## Begin
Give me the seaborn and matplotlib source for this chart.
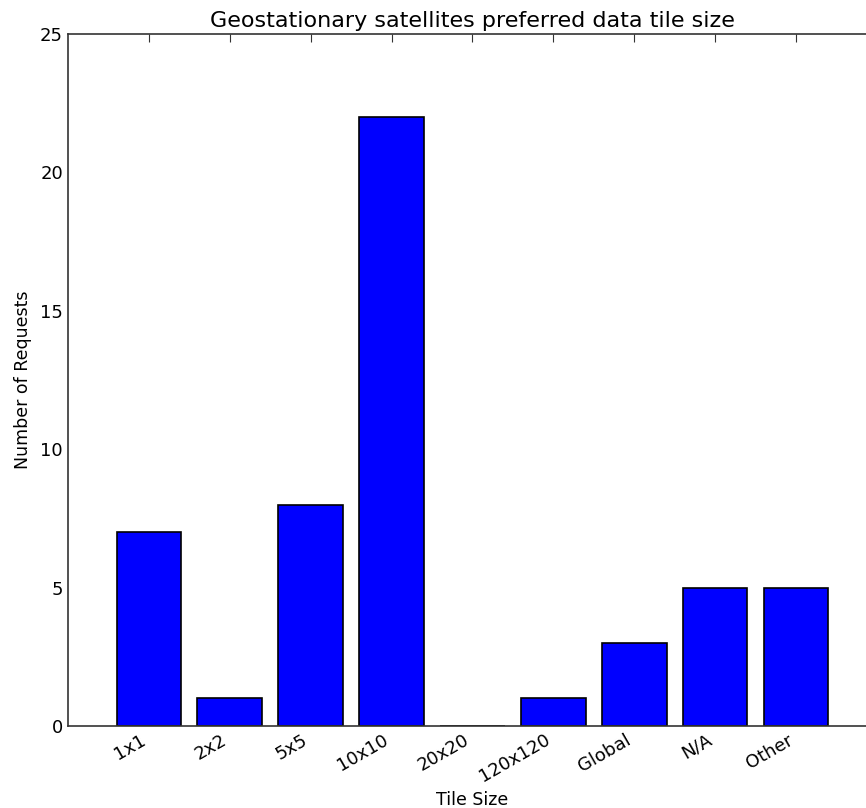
## End
## Begin
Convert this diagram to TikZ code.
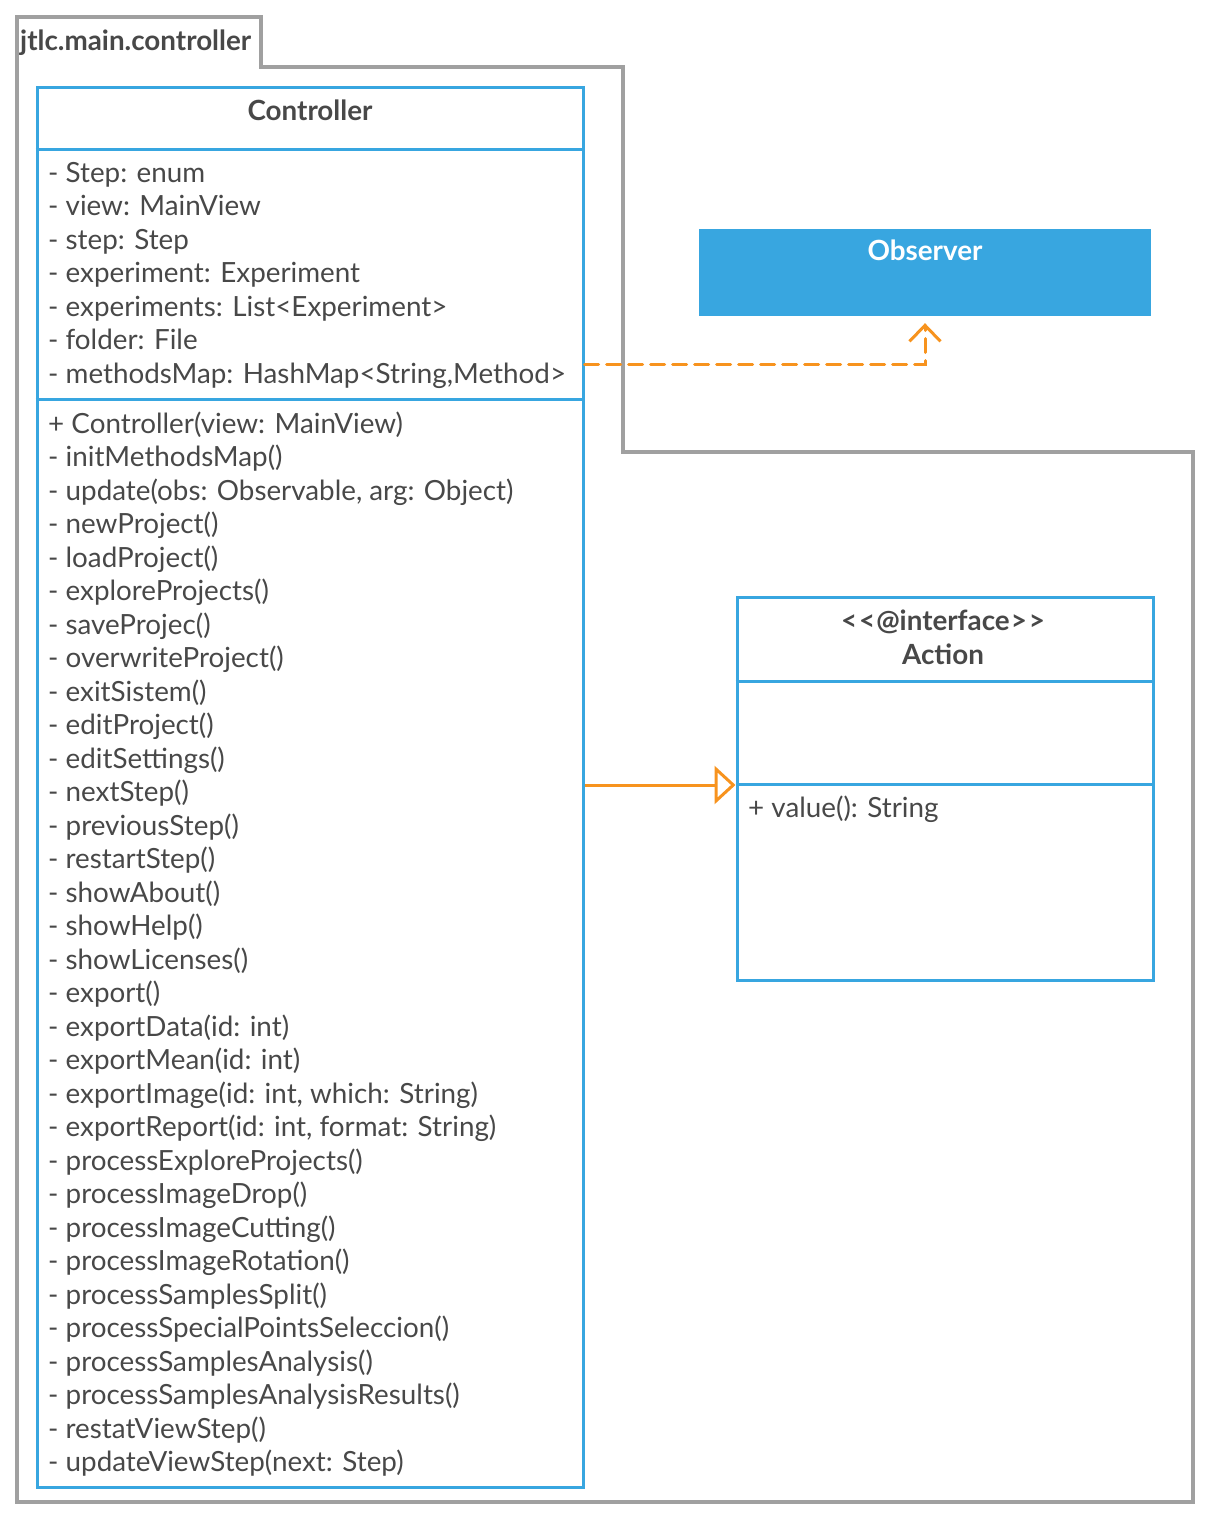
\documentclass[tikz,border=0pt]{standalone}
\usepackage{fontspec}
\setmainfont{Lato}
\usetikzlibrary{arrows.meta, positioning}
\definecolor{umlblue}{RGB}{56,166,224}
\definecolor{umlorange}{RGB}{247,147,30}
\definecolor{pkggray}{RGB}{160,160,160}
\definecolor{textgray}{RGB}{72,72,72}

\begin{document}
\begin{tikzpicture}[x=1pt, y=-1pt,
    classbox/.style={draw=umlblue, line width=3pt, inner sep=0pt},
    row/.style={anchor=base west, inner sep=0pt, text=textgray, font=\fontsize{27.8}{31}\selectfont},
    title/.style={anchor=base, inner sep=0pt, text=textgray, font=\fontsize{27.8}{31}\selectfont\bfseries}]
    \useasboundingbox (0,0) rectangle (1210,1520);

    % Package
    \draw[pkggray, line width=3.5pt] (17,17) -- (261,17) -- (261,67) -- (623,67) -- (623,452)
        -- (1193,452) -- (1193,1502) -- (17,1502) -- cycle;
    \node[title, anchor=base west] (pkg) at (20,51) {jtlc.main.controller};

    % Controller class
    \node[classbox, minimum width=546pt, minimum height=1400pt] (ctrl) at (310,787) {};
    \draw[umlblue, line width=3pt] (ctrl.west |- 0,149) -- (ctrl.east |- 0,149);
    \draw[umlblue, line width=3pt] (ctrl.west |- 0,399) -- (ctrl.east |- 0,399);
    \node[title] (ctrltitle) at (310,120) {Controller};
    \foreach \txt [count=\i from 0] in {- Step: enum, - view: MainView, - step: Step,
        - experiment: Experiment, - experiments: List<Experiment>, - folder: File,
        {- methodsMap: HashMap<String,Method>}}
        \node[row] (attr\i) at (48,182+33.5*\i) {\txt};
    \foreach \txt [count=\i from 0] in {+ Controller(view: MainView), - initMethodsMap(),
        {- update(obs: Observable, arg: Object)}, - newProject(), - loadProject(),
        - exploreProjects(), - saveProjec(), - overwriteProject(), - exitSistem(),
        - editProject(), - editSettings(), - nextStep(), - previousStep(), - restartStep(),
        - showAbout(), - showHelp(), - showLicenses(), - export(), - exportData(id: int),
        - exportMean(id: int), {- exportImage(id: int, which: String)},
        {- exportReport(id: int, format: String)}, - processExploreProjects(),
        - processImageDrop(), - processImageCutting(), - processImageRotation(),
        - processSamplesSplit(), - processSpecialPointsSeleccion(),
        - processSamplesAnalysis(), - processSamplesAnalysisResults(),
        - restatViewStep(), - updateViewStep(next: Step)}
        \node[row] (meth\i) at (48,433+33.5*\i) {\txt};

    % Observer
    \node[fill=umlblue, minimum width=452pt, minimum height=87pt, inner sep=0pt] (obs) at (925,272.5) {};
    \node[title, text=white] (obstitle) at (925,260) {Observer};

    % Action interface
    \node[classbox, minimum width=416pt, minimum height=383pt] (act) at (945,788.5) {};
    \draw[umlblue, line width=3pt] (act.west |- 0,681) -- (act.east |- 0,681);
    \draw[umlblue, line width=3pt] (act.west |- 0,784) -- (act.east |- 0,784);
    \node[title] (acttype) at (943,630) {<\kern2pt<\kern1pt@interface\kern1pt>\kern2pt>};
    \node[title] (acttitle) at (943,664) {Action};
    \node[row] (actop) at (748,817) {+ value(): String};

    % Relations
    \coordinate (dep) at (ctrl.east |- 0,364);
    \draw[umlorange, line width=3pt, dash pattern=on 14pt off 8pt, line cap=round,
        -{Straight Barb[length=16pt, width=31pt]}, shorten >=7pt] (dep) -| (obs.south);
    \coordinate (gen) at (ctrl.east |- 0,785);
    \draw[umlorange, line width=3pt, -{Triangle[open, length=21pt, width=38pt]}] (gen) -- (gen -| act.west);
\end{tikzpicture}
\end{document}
## End
| Job |
Repeat the lines between those holding "Convert this diagram to TikZ code." and "(0,0) rectangle (1210,1520);", inclusive. Pictures stay out.

| Result |
Convert this diagram to TikZ code.
\documentclass[tikz,border=0pt]{standalone}
\usepackage{fontspec}
\setmainfont{Lato}
\usetikzlibrary{arrows.meta, positioning}
\definecolor{umlblue}{RGB}{56,166,224}
\definecolor{umlorange}{RGB}{247,147,30}
\definecolor{pkggray}{RGB}{160,160,160}
\definecolor{textgray}{RGB}{72,72,72}

\begin{document}
\begin{tikzpicture}[x=1pt, y=-1pt,
    classbox/.style={draw=umlblue, line width=3pt, inner sep=0pt},
    row/.style={anchor=base west, inner sep=0pt, text=textgray, font=\fontsize{27.8}{31}\selectfont},
    title/.style={anchor=base, inner sep=0pt, text=textgray, font=\fontsize{27.8}{31}\selectfont\bfseries}]
    \useasboundingbox (0,0) rectangle (1210,1520);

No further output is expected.